3. Otherwise, all remaining elements of $$G \setminus H$$ have order 2. Let $$y$$ be such an element and let $$K = \{1, y\}$$. By Proposition 2.11.4(a), the set $$HK$$ consists of 8 distinct elements, so $$HK = G$$ as sets. That is, $$G = \{1, x, x^2, x^3, y, xy, x^2 y, x^3 y\}$$. Since $$H$$ is normal and since $$yxy^{-1}$$ has the same order as $$x$$, we must have $$yx = xy^3$$. This completely determines the multiplication table of $$G$$. Now the dihedral group $$D_4$$ has the aforementioned properties with $$x = \rho, y = r$$. Therefore $$G \cong D_4$$.

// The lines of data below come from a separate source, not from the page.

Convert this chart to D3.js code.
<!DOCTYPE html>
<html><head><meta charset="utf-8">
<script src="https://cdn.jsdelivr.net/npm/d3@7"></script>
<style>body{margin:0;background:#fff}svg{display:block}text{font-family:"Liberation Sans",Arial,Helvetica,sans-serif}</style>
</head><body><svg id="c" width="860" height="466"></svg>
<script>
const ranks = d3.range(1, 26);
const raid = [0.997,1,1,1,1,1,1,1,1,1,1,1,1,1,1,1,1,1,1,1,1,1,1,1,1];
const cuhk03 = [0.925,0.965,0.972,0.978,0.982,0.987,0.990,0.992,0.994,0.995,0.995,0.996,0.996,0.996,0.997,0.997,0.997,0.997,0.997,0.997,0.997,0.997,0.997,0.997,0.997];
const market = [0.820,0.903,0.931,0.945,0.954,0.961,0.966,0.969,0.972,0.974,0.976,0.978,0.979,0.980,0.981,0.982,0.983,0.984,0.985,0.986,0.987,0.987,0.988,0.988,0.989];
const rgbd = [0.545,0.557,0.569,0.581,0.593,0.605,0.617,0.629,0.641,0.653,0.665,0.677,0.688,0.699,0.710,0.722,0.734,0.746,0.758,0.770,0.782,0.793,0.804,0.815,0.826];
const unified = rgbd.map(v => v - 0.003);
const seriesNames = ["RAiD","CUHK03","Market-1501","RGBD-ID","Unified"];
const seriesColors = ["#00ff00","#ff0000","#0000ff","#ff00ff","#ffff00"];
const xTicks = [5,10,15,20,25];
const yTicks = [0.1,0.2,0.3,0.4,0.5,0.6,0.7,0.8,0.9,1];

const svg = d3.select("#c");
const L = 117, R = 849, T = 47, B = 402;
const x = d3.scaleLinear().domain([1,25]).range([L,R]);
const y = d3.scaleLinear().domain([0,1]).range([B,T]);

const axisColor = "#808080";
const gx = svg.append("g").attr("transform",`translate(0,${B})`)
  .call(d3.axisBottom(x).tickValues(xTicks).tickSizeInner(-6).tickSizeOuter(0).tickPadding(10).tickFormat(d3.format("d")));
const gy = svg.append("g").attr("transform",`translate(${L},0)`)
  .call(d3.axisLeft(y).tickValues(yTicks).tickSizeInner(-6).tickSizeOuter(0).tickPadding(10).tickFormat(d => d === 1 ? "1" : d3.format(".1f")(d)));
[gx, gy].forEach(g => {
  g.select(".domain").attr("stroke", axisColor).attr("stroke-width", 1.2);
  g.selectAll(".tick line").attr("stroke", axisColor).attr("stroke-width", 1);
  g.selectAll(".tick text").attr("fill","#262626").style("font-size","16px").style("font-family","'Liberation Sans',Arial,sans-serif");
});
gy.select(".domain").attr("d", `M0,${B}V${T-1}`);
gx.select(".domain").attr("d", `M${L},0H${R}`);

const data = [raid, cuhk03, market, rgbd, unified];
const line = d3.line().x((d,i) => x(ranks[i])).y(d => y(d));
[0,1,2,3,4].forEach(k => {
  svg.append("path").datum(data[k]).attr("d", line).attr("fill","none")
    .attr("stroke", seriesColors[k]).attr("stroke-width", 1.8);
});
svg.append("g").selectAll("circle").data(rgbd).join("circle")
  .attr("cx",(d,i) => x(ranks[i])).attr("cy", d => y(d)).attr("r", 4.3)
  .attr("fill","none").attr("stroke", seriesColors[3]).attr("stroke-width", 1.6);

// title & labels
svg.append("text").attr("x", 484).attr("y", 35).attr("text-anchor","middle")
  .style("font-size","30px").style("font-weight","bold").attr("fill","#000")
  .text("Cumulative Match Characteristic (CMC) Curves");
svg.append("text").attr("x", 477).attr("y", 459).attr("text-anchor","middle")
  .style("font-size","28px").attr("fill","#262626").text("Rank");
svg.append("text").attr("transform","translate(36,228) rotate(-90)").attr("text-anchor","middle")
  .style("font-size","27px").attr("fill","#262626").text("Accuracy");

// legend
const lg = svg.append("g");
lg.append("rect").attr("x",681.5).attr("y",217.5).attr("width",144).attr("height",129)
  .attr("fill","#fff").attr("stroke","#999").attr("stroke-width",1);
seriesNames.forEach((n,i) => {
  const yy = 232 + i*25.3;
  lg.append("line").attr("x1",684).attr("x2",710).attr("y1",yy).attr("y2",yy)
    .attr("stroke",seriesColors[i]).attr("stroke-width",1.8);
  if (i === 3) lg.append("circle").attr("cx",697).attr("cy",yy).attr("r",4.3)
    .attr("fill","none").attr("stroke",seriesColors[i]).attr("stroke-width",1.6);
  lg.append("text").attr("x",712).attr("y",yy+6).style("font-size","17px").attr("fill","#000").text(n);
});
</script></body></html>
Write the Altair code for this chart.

3. $$x$$ has order 2. Since all non-identity elements have order 2, $$G$$ is abelian. Pick $$y \in G \setminus H$$. Then we have a subgroup $$I = \{1, x, y, xy\}$$ and it is easy to see that $$I \cong C_2 \times C_2$$. Pick $$z \in G \setminus I$$. Then, by Proposition 2.11.4(c), $$I\langle z\rangle$$ is a subgroup of $$G$$ which is larger than $$I$$, therefore it is equal to $$G$$. By Proposition 2.11.4(d), $$G \cong I \times \langle z\rangle \cong C_2 \times C_2 \times C_2$$.

There are thus a total of five isomorphism classes for groups of order 8, namely $$C_8, C_2 \times C_4, C_2 \times C_2 \times C_2, D_4, Q_8$$. (The division into cases makes it clear that these five groups are pairwise nonisomorphic.)